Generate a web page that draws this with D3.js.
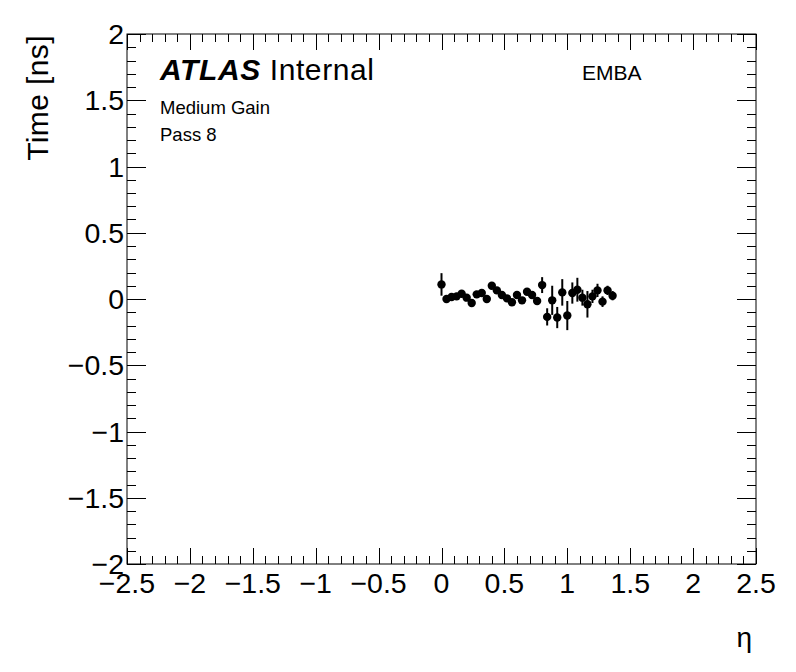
<!DOCTYPE html>
<html><head><meta charset="utf-8">
<script src="https://cdn.jsdelivr.net/npm/d3@7"></script>
<style>body{margin:0;background:#fff;} svg{display:block;} text{font-family:"Liberation Sans",Arial,Helvetica,sans-serif;}</style>
</head><body><svg id="c" width="796" height="672"></svg>
<script>
const etaValues = [0.00,0.04,0.08,0.12,0.16,0.20,0.24,0.28,0.32,0.36,0.40,0.44,0.48,0.52,0.56,0.60,0.64,0.68,0.72,0.76,0.80,0.84,0.88,0.92,0.96,1.00,1.04,1.08,1.12,1.16,1.20,1.24,1.28,1.32,1.36];
const timeValues = [0.11,0.00,0.015,0.02,0.04,0.01,-0.03,0.035,0.045,0.00,0.10,0.065,0.03,0.005,-0.025,0.03,-0.01,0.055,0.03,-0.015,0.105,-0.135,-0.01,-0.14,0.05,-0.125,0.045,0.07,0.01,-0.04,0.02,0.065,-0.02,0.065,0.025];
const timeErrors = [0.085,0.02,0.015,0.015,0.02,0.02,0.02,0.02,0.02,0.02,0.02,0.02,0.02,0.02,0.02,0.02,0.02,0.025,0.025,0.03,0.06,0.065,0.11,0.08,0.1,0.11,0.08,0.09,0.06,0.1,0.05,0.05,0.04,0.035,0.035];
const xTicks = [-2.5,-2,-1.5,-1,-0.5,0,0.5,1,1.5,2,2.5];
const yTicks = [-2,-1.5,-1,-0.5,0,0.5,1,1.5,2];

const svg = d3.select("#c");
const L=127, R=756, T=34, B=564;
const x = d3.scaleLinear().domain([-2.5,2.5]).range([L,R]);
const y = d3.scaleLinear().domain([-2,2]).range([B,T]);
const fmt = v => (v<0?"\u2212":"") + Math.abs(v);

// frame
svg.append("rect").attr("x",L).attr("y",T).attr("width",R-L).attr("height",B-T)
  .attr("fill","none").attr("stroke","#000").attr("stroke-width",1);

// ticks
const xMinor = d3.range(-25,26).map(i=>i/10);
const yMinor = d3.range(-20,21).map(i=>i/10);
const g = svg.append("g").attr("stroke","#000").attr("stroke-width",1);
xMinor.forEach(v=>{
  const major = Math.abs(Math.round(v*10)%5)===0;
  const len = major?16:8;
  const px = Math.round(x(v))+0.5;
  g.append("line").attr("x1",px).attr("x2",px).attr("y1",B).attr("y2",B-len);
  g.append("line").attr("x1",px).attr("x2",px).attr("y1",T).attr("y2",T+len);
});
yMinor.forEach(v=>{
  const major = Math.abs(Math.round(v*10)%5)===0;
  const len = major?19:9;
  const py = Math.round(y(v))+0.5;
  g.append("line").attr("x1",L).attr("x2",L+len).attr("y1",py).attr("y2",py);
  g.append("line").attr("x1",R).attr("x2",R-len).attr("y1",py).attr("y2",py);
});

// tick labels
svg.append("g").selectAll("text").data(xTicks).join("text")
  .attr("x",d=>x(d)).attr("y",593).attr("text-anchor","middle")
  .attr("font-size",28.5).text(fmt);
svg.append("g").selectAll("text").data(yTicks).join("text")
  .attr("x",124).attr("y",d=>y(d)+10).attr("text-anchor","end")
  .attr("font-size",28.5).text(fmt);

// axis titles
svg.append("text").attr("x",752).attr("y",647).attr("text-anchor","end")
  .attr("font-size",28).attr("font-family","'DejaVu Serif',serif").text("\u03b7");
svg.append("text").attr("transform","translate(48,35) rotate(-90)").attr("text-anchor","end")
  .attr("font-size",30).attr("letter-spacing",0.4).text("Time [ns]");

// labels
const t1 = svg.append("text").attr("x",160).attr("y",80).attr("font-size",30).attr("letter-spacing",0.6);
t1.append("tspan").attr("font-weight","bold").attr("font-style","italic").text("ATLAS");
t1.append("tspan").text(" Internal");
svg.append("text").attr("x",582).attr("y",80).attr("font-size",21).text("EMBA");
svg.append("text").attr("x",160).attr("y",114).attr("font-size",18.5).text("Medium Gain");
svg.append("text").attr("x",160).attr("y",141).attr("font-size",18.5).text("Pass 8");

// data
const pts = etaValues.map((e,i)=>({e, v:timeValues[i], err:timeErrors[i]}));
const dg = svg.append("g");
dg.selectAll("line").data(pts).join("line")
  .attr("x1",d=>x(d.e)).attr("x2",d=>x(d.e))
  .attr("y1",d=>y(d.v+d.err)).attr("y2",d=>y(d.v-d.err))
  .attr("stroke","#000").attr("stroke-width",2);
dg.selectAll("circle").data(pts).join("circle")
  .attr("cx",d=>x(d.e)).attr("cy",d=>y(d.v)).attr("r",4.2).attr("fill","#000");
</script></body></html>
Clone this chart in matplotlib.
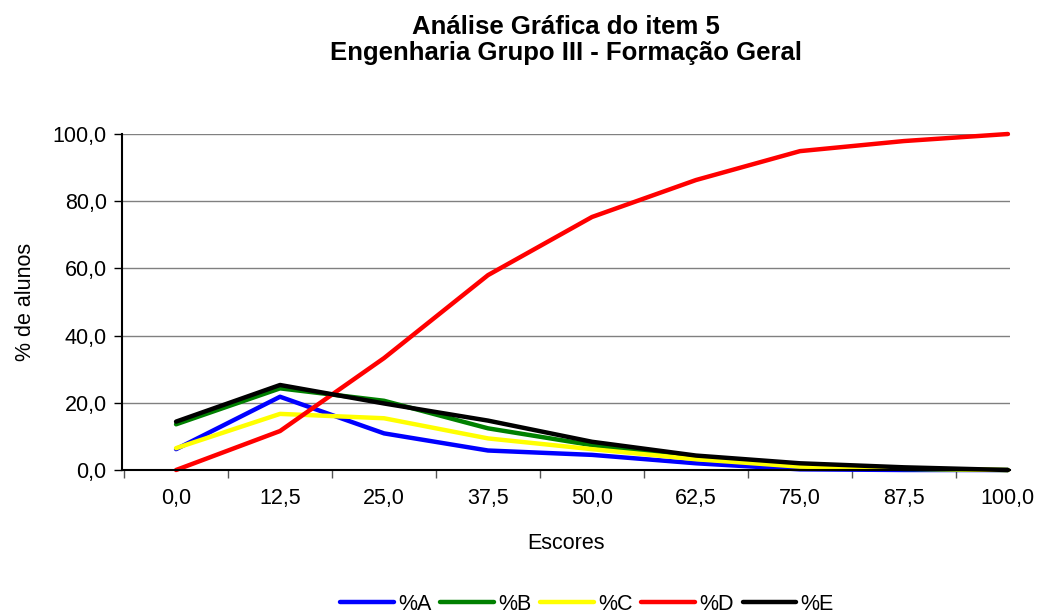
import numpy as np
import matplotlib.pyplot as plt

# escores (categorias do eixo x)
escores = ["0,0", "12,5", "25,0", "37,5", "50,0", "62,5", "75,0", "87,5", "100,0"]

pct_a = [6.2, 21.8, 10.9, 5.8, 4.5, 2.0, 0.2, 0.0, 0.0]
pct_b = [13.6, 24.3, 20.6, 12.4, 7.4, 3.8, 1.5, 0.3, 0.0]
pct_c = [6.5, 16.7, 15.4, 9.4, 6.2, 3.2, 1.0, 0.4, 0.0]
pct_d = [0.0, 11.6, 33.3, 58.0, 75.3, 86.3, 94.9, 97.9, 100.0]
pct_e = [14.4, 25.3, 19.8, 14.7, 8.4, 4.3, 2.0, 0.8, 0.0]

plt.rcParams['font.family'] = ['Liberation Sans', 'DejaVu Sans']

fig = plt.figure(figsize=(10.52, 6.15), dpi=100)
ax = fig.add_axes([122 / 1052, 1 - 470 / 615, (1010 - 122) / 1052, (470 - 134) / 615])

x = np.arange(len(escores))
series = [("%A", pct_a, "#0000ff"), ("%B", pct_b, "#008000"), ("%C", pct_c, "#ffff00"),
          ("%D", pct_d, "#ff0000"), ("%E", pct_e, "#000000")]
for nome, vals, cor in series:
    ax.plot(x, vals, color=cor, lw=3.2, label=nome, solid_capstyle="round", clip_on=False)

ax.set_xlim(-0.52, 8.02)
ax.set_ylim(0, 100)
ax.set_yticks(np.arange(0, 101, 20))
ax.set_yticklabels([f"{v:.1f}".replace(".", ",") for v in np.arange(0, 101, 20)], fontsize=15.5)
ax.set_xticks(x)
ax.set_xticklabels(escores, fontsize=15.5)
ax.set_xticks(np.arange(-0.5, 8, 1), minor=True)
ax.tick_params(axis="x", which="major", length=0, pad=13)
ax.tick_params(axis="x", which="minor", length=6, width=1, color="#555555")
ax.tick_params(axis="y", length=6, width=1, pad=5)
ax.yaxis.grid(True, color="#808080", lw=1)
ax.set_axisbelow(True)
for s in ("top", "right"):
    ax.spines[s].set_visible(False)
ax.spines["left"].set_linewidth(1.5)
ax.spines["bottom"].set_linewidth(1.5)

ax.set_xlabel("Escores", fontsize=15.5, labelpad=17)
ax.set_ylabel("% de alunos", fontsize=15.5, labelpad=12)

fig.text(566 / 1052, 1 - 40 / 615, "Análise Gráfica do item 5\nEngenharia Grupo III - Formação Geral",
         ha="center", va="center", fontsize=18.5, fontweight="bold", linespacing=1.1)

fig.legend(loc="center", bbox_to_anchor=(587 / 1052, 1 - 604 / 615), ncol=5, frameon=False,
           fontsize=15.5, handlelength=2.5, handletextpad=0.2, columnspacing=0.4,
           borderaxespad=0, borderpad=0)

fig.savefig("out.png", dpi=100)
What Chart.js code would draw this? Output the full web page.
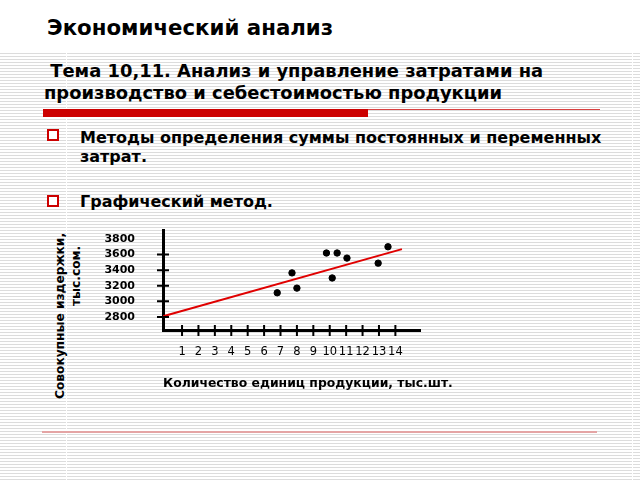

----

### What this task involves
Locate all lines in the listing above with the word "matplotlib" and copy them.

### Task response
Clone this chart in matplotlib.
import matplotlib.pyplot as plt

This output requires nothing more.